Deve ser grande, muito grande, mas não existe entidade regional para desvendar esse enigma, entre outras iniciativas. Contrariamente ao sindicalismo de trabalhadores, fortemente organizado no setor metalúrgico por conta das montadoras de veículos, nossas autopeças vivem praticamente isoladas entre si, quando não combatendo o duro combate da concorrência fratricida estimulada principalmente pelas mesmas montadoras de veículos e as seletivas sistemistas, que gozam de proximidade especial das grandes empresas.
Sobram às autopeças da região, portanto, os custos de estarem no entorno das montadoras. O sindicalismo já foi pior no tratamento cruel de impor às autopeças os rigores da pauta de reivindicações das montadoras, mas os rescaldos deixaram marcas profundas.
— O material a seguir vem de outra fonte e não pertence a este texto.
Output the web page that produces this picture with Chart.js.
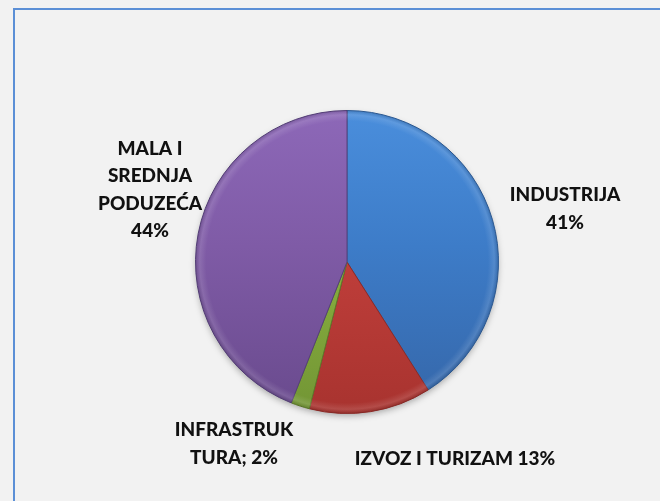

O jornal Valor Econômico de hoje traz matéria providencial sobre o setor de autopeças no País nestes tempos de produção automotiva decepcionante entre outros motivos porque já não é possível viver de fantasias. Não há possibilidade de entender até que ponto vai o buraco regional nas autopeças. Não há quem cuide organizadamente do poço regional, entre outras razões porque não temos autonomia institucional.
Gataborralheirismo
A subalternidade empresarial de setores produtivos é um modelo draconiano de representação, perfil que contribui ao descontrole de mecanismos de abordagens da economia regional como um todo.
Só o fato ao qual chamo atenção no titulo deste artigo seria suficiente para dar contornos de desqualificação estratégica da classe de produtores locais -- sobretudo produtores de pequeno e médio porte. O jogo é duramente favorável aos sindicalistas, com bases locais de atuação. O empresariado industrial depende de entidades sediadas na Capital e que respondem, invariavelmente, de forma pasteurizada a questões que nos são muito especificas.
Nos anos 1970 surgiu a Anapemei (Associação Nacional de Pequenas e Médias Empresas Industriais) com a luminosidade tática e de longo prazo de Cláudio Rubens Pereira -- engenheiro com visão muito além das planilhas. Era uma tentativa de contrapor-se não só ao rolo compressor dos metalúrgicos da região como rebeldia declarada aos grupos empresariais representados na Fiesp (Federação das Indústrias do Estado de São Paulo).
Disputa desigual
O organograma de representação empresarial centralizado na Avenida Paulista era um acinte para Cláudio Rubens Pereira e empreendedores locais. Eles enfrentavam localmente o jogo duro dos metalúrgicos em início de uma rebeldia que o tempo tratou de abrandar, mas cujo recall se sente até hoje.
O desenlace da Anapemei é conhecido de todos que têm alguma intimidade com a economia da região: não restou praticamente nenhum dos 150 associados que aderiram à empreitada nos momentos mais turbulentos das relações entre capital e trabalho na região. E não restou porque bateram asas em direção a geografias menos hostis, sucumbiram ao peso de dívidas e de obsolescência administrativa e operacional ou porque foram adquiridos muitas vezes na bacia das almas por grupos estrangeiros beneficiados, principalmente durante o governo Fernando Henrique Cardoso, numa combinação perversa de moeda desvalorizada e queda acentuadíssima, além de abrupta, de alíquotas protecionistas. Diferentemente, aliás, das medidas adotadas em benefício das montadoras de veículos. Uma situação que tornou ainda mais desigual o relacionamento entre montadoras e autopeças, cujos estilhados ainda não se dissiparam.
Fico pensando se já não passou da hora de os industriais de pequeno e médio porte da região darem-se as mãos e a alma, antes que as percam definitivamente, em busca de arranjo institucional que coloque como prioridade de avaliações múltiplas as características de estarem instaladas na Província do Grande ABC.
Não desclassifico e tampouco sugiro que as representações do Ciesp na região sejam dinamitadas por um regionalismo radicalizado, mas o que me intriga é o que considero excesso de subserviência ao modelo intocável desde a criação do conglomerado que tem a Fiesp como entidade máxima.
Realidade consolidada
A constatação de que temos indústria de autopeças, mas não podemos afirmar, sem cair no ridículo, que a conhecemos suficientemente para que se organize plano de atuação coletiva com diferentes forças representativas da região, é uma realidade que se impõe há décadas.
A reportagem de hoje do Valor Econômico deixa claro que “o aprofundamento da recessão na indústria automobilística está atingindo em cheio a solvência de empresas da cadeia de suprimentos, levando a avanços na inadimplência, concordatas e quebra de fabricantes de autopeças”. O jornal afirma que levantamento da Serasa Experian mostra que houve crescimento de 32% no índice de inadimplência da indústria de componentes automotivos, comparativamente à igual período do ano passado. A Serasa, explica a reportagem, faz as contas com base nos registros de cheques devolvidos por falta de fundos, títulos protestados e dívidas em atraso com instituições financeiras ou não financeiras.